= Desh Gaurav Sekhri =

Desh Gaurav Sekhri is a specialist in policy (Governance and Law) as well as a sports lawyer, columnist and author. He is currently Officer on Special Duty at NITI Aayog, the think tank of the Government of India working on Governance, Law, and Sports policy matters, a position he has held since September 2017. Prior to that he headed the sports law practice of J. Sagar Associates, a national law firm in India, a position he held from February 2009- August 2016.

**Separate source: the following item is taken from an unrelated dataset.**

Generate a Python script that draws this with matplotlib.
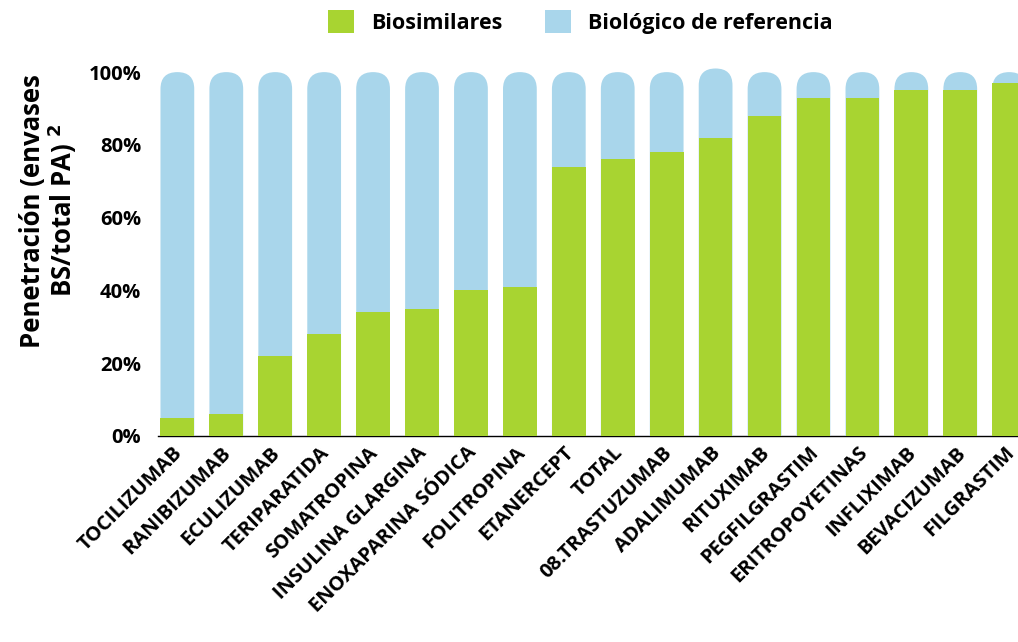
import numpy as np
import matplotlib.pyplot as plt
import matplotlib.transforms as mtransforms
from matplotlib.patches import FancyBboxPatch

# penetración de biosimilares por principio activo (%)
categorias = ['TOCILIZUMAB', 'RANIBIZUMAB', 'ECULIZUMAB', 'TERIPARATIDA', 'SOMATROPINA',
              'INSULINA GLARGINA', 'ENOXAPARINA SÓDICA', 'FOLITROPINA', 'ETANERCEPT', 'TOTAL',
              '08.TRASTUZUMAB', 'ADALIMUMAB', 'RITUXIMAB', 'PEGFILGRASTIM', 'ERITROPOYETINAS',
              'INFLIXIMAB', 'BEVACIZUMAB', 'FILGRASTIM']
biosimilares = [5, 6, 22, 28, 34, 35, 40, 41, 74, 76, 78, 82, 88, 93, 93, 95, 95, 97]
total = [100, 100, 100, 100, 100, 100, 100, 100, 100, 100, 100, 101, 100, 100, 100, 100, 100, 100]
ticks_y = [0, 20, 40, 60, 80, 100]

verde = '#a8d431'
azul = '#a9d6eb'
plt.rcParams['font.family'] = ['Open Sans', 'DejaVu Sans']
plt.rcParams['font.weight'] = 'bold'

fig = plt.figure(figsize=(10.18, 6.42), dpi=100)
ax = fig.add_axes([0.155, 0.321, 0.845, 0.595])
ax.set_xlim(-0.4, 17.18)
ax.set_ylim(0, 105)

x = np.arange(len(categorias))
w = 0.69
# escala px por unidad para redondear la parte superior
bbox = ax.get_position()
px_x = bbox.width * 1018 / (17.18 + 0.4)
px_y = bbox.height * 642 / 105
aspect = px_x / px_y

for xi, t in zip(x, total):
    r = w / 2 * 0.999
    p = FancyBboxPatch((xi - w / 2 + r, 0), w - 2 * r, t - r * aspect,
                       boxstyle='round,pad=%f,rounding_size=%f' % (r, r),
                       mutation_aspect=aspect, facecolor=azul, edgecolor='none', zorder=2)
    ax.add_patch(p)
ax.bar(x, biosimilares, width=w, color=verde, zorder=3)

# para la leyenda
ax.bar([np.nan], [0], color=verde, label='Biosimilares')
ax.bar([np.nan], [0], color=azul, label='Biológico de referencia')

for s in ['top', 'right', 'left']:
    ax.spines[s].set_visible(False)
ax.spines['bottom'].set_color('black')
ax.spines['bottom'].set_linewidth(1.0)
ax.spines['bottom'].set_zorder(1)

ax.set_yticks(ticks_y)
ax.set_yticklabels([f'{v}%' for v in ticks_y], fontsize=14.5, fontweight='bold')
ax.tick_params(axis='y', length=0, pad=12)
ax.set_xticks(x)
ax.set_xticklabels(categorias, rotation=45, ha='right', va='top', rotation_mode='anchor',
                   fontsize=14.5, fontweight='bold')
ax.tick_params(axis='x', length=0, pad=5)
desplaza = mtransforms.ScaledTranslation(-5 / 100, 0, fig.dpi_scale_trans)
for lab in ax.get_xticklabels():
    lab.set_transform(lab.get_transform() + desplaza)

fig.text(0.048, 0.672, 'Penetración (envases\nBS/total PA) $^{2}$', rotation=90,
         ha='center', va='center', fontsize=18.5, fontweight='bold', linespacing=1.0)

fig.legend(loc='upper center', bbox_to_anchor=(0.57, 1.015), ncol=2, frameon=False,
           fontsize=15.5, handlelength=1.2, handleheight=1.3, columnspacing=2.0,
           handletextpad=0.8)

fig.savefig('out.png', dpi=100)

Sekhri is a frequent columnist in Business Standard, The Economic Times, The Indian Express, and The Financial Express. He writes primarily on governance, law, and sports (including sports law, sports policy, and the business of sports). Sekhri is the author of the non-fiction book, Not Out! The incredible story of the Indian Premier League.

==Education==
Sekhri has studied in both India and the United States of America, completing his schooling from Modern School in New Delhi. He then completed his B.A. (Honors) in Economics from St. Stephen’s College, Delhi. A junior (under-18) national finalist in India in lawn tennis, Sekhri attended the University of Iowa in the United States for a B.A. (with Honors) in Economics. Sekhri graduated with a Juris Doctor in Sports & Corporate law from the William and Mary Law School in Williamsburg, Virginia. He is licensed to practice law in New York and India.

==Book==
Not Out! The incredible story of the Indian Premier League, chronicles the rise of India's domestic T20 cricket league, the Indian Premier League - its business dynamics, the recent controversies and interplay with the judiciary, and a road map for the way ahead. The book was released on 5 April 2016, and published by Penguin Random House.